# [Exercise objective]
Copy the data below exactly, omitting any picture it contains.

# [Material]
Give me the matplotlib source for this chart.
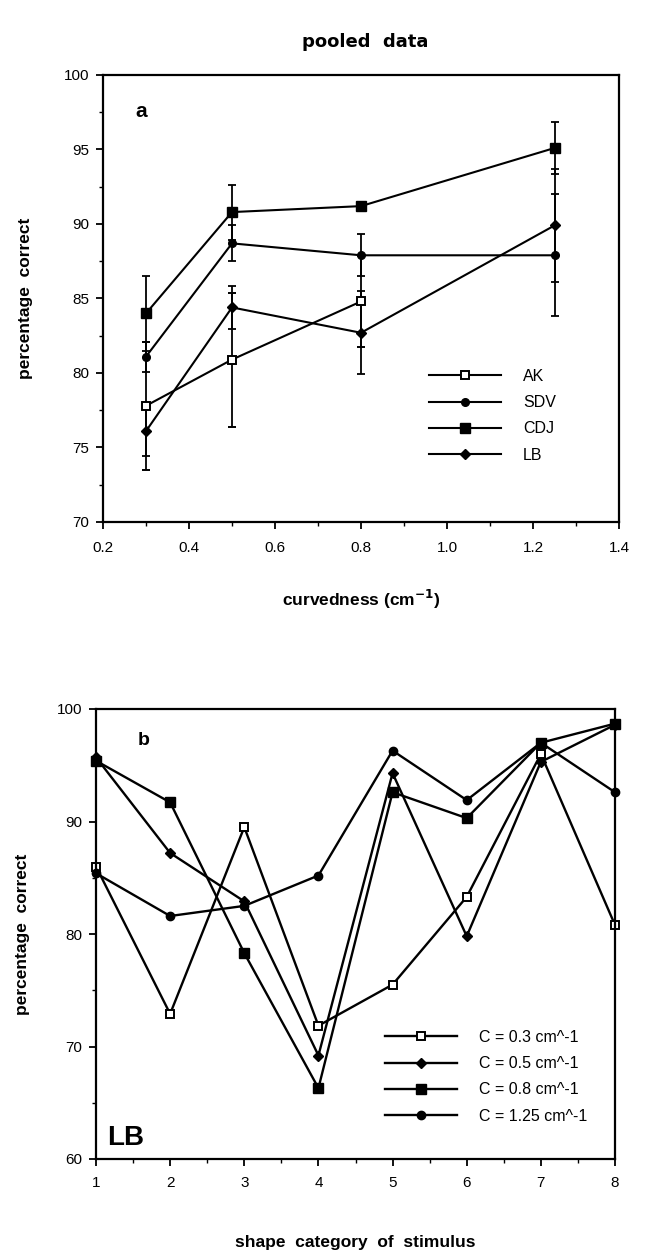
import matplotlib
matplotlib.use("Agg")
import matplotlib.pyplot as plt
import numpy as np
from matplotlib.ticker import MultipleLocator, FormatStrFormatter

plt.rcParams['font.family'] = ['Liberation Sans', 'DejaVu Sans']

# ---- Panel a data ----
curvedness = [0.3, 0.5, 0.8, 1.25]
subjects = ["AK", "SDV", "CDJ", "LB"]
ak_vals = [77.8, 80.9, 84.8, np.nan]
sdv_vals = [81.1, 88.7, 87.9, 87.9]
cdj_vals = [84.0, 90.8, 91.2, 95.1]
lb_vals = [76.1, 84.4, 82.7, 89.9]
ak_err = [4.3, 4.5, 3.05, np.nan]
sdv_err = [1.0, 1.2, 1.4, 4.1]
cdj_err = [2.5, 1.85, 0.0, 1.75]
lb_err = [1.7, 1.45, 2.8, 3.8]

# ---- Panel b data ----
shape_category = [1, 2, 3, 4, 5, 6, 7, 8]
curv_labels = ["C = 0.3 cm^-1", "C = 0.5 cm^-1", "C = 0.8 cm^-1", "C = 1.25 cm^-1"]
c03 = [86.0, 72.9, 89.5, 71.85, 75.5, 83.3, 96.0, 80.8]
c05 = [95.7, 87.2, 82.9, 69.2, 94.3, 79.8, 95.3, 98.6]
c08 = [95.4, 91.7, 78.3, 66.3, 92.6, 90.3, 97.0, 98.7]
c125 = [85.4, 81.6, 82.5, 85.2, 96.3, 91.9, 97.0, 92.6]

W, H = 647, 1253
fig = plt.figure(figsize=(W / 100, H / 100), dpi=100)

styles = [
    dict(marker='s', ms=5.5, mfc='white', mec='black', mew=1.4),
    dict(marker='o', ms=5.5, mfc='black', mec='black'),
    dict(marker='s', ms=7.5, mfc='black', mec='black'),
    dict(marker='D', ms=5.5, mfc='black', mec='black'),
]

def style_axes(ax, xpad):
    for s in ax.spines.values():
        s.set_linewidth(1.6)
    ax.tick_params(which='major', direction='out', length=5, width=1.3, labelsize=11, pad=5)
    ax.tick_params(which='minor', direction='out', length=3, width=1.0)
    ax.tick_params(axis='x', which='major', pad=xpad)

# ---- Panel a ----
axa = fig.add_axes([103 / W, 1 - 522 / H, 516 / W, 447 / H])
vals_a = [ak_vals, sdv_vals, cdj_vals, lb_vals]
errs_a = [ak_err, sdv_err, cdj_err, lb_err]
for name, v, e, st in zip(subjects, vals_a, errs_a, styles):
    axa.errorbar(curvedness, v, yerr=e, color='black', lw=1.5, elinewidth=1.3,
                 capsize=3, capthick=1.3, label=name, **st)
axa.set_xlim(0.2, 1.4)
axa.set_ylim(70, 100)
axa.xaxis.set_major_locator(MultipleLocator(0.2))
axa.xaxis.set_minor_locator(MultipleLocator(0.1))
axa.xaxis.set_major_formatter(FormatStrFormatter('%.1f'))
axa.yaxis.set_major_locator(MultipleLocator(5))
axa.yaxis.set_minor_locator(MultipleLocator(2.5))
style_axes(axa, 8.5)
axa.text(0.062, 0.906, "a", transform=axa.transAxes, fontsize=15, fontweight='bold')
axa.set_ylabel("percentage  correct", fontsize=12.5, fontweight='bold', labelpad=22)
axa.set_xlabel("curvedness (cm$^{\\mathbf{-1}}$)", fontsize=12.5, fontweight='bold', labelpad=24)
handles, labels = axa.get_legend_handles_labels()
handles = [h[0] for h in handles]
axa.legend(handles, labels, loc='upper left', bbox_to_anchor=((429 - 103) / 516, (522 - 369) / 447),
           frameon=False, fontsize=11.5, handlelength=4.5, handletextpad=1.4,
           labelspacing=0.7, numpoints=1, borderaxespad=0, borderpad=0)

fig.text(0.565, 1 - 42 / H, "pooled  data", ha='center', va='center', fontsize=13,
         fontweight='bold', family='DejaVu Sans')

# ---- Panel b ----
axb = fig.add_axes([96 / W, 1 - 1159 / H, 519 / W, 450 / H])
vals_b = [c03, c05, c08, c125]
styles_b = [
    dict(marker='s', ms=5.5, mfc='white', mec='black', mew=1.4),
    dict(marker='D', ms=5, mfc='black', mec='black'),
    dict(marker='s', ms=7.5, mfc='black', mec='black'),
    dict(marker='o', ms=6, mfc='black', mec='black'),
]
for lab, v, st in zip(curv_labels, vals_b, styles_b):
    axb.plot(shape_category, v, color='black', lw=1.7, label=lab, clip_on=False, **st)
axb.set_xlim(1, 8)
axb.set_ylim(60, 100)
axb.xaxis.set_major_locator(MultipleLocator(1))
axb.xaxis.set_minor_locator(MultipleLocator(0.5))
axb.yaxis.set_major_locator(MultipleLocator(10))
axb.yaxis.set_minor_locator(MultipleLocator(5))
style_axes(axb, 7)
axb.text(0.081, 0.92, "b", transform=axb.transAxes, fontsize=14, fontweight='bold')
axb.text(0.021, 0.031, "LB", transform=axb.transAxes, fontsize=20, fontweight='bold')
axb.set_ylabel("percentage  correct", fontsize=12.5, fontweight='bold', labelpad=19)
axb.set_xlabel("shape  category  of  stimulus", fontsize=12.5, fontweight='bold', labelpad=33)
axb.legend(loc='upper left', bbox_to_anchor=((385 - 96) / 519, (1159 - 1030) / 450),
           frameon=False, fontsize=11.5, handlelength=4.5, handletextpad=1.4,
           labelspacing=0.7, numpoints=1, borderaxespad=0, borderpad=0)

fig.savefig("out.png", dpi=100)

# [Worked solution]
Give me the matplotlib source for this chart.
import matplotlib
matplotlib.use("Agg")
import matplotlib.pyplot as plt
import numpy as np
from matplotlib.ticker import MultipleLocator, FormatStrFormatter

plt.rcParams['font.family'] = ['Liberation Sans', 'DejaVu Sans']

# ---- Panel a data ----
curvedness = [0.3, 0.5, 0.8, 1.25]
subjects = ["AK", "SDV", "CDJ", "LB"]
ak_vals = [77.8, 80.9, 84.8, np.nan]
sdv_vals = [81.1, 88.7, 87.9, 87.9]
cdj_vals = [84.0, 90.8, 91.2, 95.1]
lb_vals = [76.1, 84.4, 82.7, 89.9]
ak_err = [4.3, 4.5, 3.05, np.nan]
sdv_err = [1.0, 1.2, 1.4, 4.1]
cdj_err = [2.5, 1.85, 0.0, 1.75]
lb_err = [1.7, 1.45, 2.8, 3.8]

# ---- Panel b data ----
shape_category = [1, 2, 3, 4, 5, 6, 7, 8]
curv_labels = ["C = 0.3 cm^-1", "C = 0.5 cm^-1", "C = 0.8 cm^-1", "C = 1.25 cm^-1"]
c03 = [86.0, 72.9, 89.5, 71.85, 75.5, 83.3, 96.0, 80.8]
c05 = [95.7, 87.2, 82.9, 69.2, 94.3, 79.8, 95.3, 98.6]
c08 = [95.4, 91.7, 78.3, 66.3, 92.6, 90.3, 97.0, 98.7]
c125 = [85.4, 81.6, 82.5, 85.2, 96.3, 91.9, 97.0, 92.6]

W, H = 647, 1253
fig = plt.figure(figsize=(W / 100, H / 100), dpi=100)

styles = [
    dict(marker='s', ms=5.5, mfc='white', mec='black', mew=1.4),
    dict(marker='o', ms=5.5, mfc='black', mec='black'),
    dict(marker='s', ms=7.5, mfc='black', mec='black'),
    dict(marker='D', ms=5.5, mfc='black', mec='black'),
]

def style_axes(ax, xpad):
    for s in ax.spines.values():
        s.set_linewidth(1.6)
    ax.tick_params(which='major', direction='out', length=5, width=1.3, labelsize=11, pad=5)
    ax.tick_params(which='minor', direction='out', length=3, width=1.0)
    ax.tick_params(axis='x', which='major', pad=xpad)

# ---- Panel a ----
axa = fig.add_axes([103 / W, 1 - 522 / H, 516 / W, 447 / H])
vals_a = [ak_vals, sdv_vals, cdj_vals, lb_vals]
errs_a = [ak_err, sdv_err, cdj_err, lb_err]
for name, v, e, st in zip(subjects, vals_a, errs_a, styles):
    axa.errorbar(curvedness, v, yerr=e, color='black', lw=1.5, elinewidth=1.3,
                 capsize=3, capthick=1.3, label=name, **st)
axa.set_xlim(0.2, 1.4)
axa.set_ylim(70, 100)
axa.xaxis.set_major_locator(MultipleLocator(0.2))
axa.xaxis.set_minor_locator(MultipleLocator(0.1))
axa.xaxis.set_major_formatter(FormatStrFormatter('%.1f'))
axa.yaxis.set_major_locator(MultipleLocator(5))
axa.yaxis.set_minor_locator(MultipleLocator(2.5))
style_axes(axa, 8.5)
axa.text(0.062, 0.906, "a", transform=axa.transAxes, fontsize=15, fontweight='bold')
axa.set_ylabel("percentage  correct", fontsize=12.5, fontweight='bold', labelpad=22)
axa.set_xlabel("curvedness (cm$^{\\mathbf{-1}}$)", fontsize=12.5, fontweight='bold', labelpad=24)
handles, labels = axa.get_legend_handles_labels()
handles = [h[0] for h in handles]
axa.legend(handles, labels, loc='upper left', bbox_to_anchor=((429 - 103) / 516, (522 - 369) / 447),
           frameon=False, fontsize=11.5, handlelength=4.5, handletextpad=1.4,
           labelspacing=0.7, numpoints=1, borderaxespad=0, borderpad=0)

fig.text(0.565, 1 - 42 / H, "pooled  data", ha='center', va='center', fontsize=13,
         fontweight='bold', family='DejaVu Sans')

# ---- Panel b ----
axb = fig.add_axes([96 / W, 1 - 1159 / H, 519 / W, 450 / H])
vals_b = [c03, c05, c08, c125]
styles_b = [
    dict(marker='s', ms=5.5, mfc='white', mec='black', mew=1.4),
    dict(marker='D', ms=5, mfc='black', mec='black'),
    dict(marker='s', ms=7.5, mfc='black', mec='black'),
    dict(marker='o', ms=6, mfc='black', mec='black'),
]
for lab, v, st in zip(curv_labels, vals_b, styles_b):
    axb.plot(shape_category, v, color='black', lw=1.7, label=lab, clip_on=False, **st)
axb.set_xlim(1, 8)
axb.set_ylim(60, 100)
axb.xaxis.set_major_locator(MultipleLocator(1))
axb.xaxis.set_minor_locator(MultipleLocator(0.5))
axb.yaxis.set_major_locator(MultipleLocator(10))
axb.yaxis.set_minor_locator(MultipleLocator(5))
style_axes(axb, 7)
axb.text(0.081, 0.92, "b", transform=axb.transAxes, fontsize=14, fontweight='bold')
axb.text(0.021, 0.031, "LB", transform=axb.transAxes, fontsize=20, fontweight='bold')
axb.set_ylabel("percentage  correct", fontsize=12.5, fontweight='bold', labelpad=19)
axb.set_xlabel("shape  category  of  stimulus", fontsize=12.5, fontweight='bold', labelpad=33)
axb.legend(loc='upper left', bbox_to_anchor=((385 - 96) / 519, (1159 - 1030) / 450),
           frameon=False, fontsize=11.5, handlelength=4.5, handletextpad=1.4,
           labelspacing=0.7, numpoints=1, borderaxespad=0, borderpad=0)

fig.savefig("out.png", dpi=100)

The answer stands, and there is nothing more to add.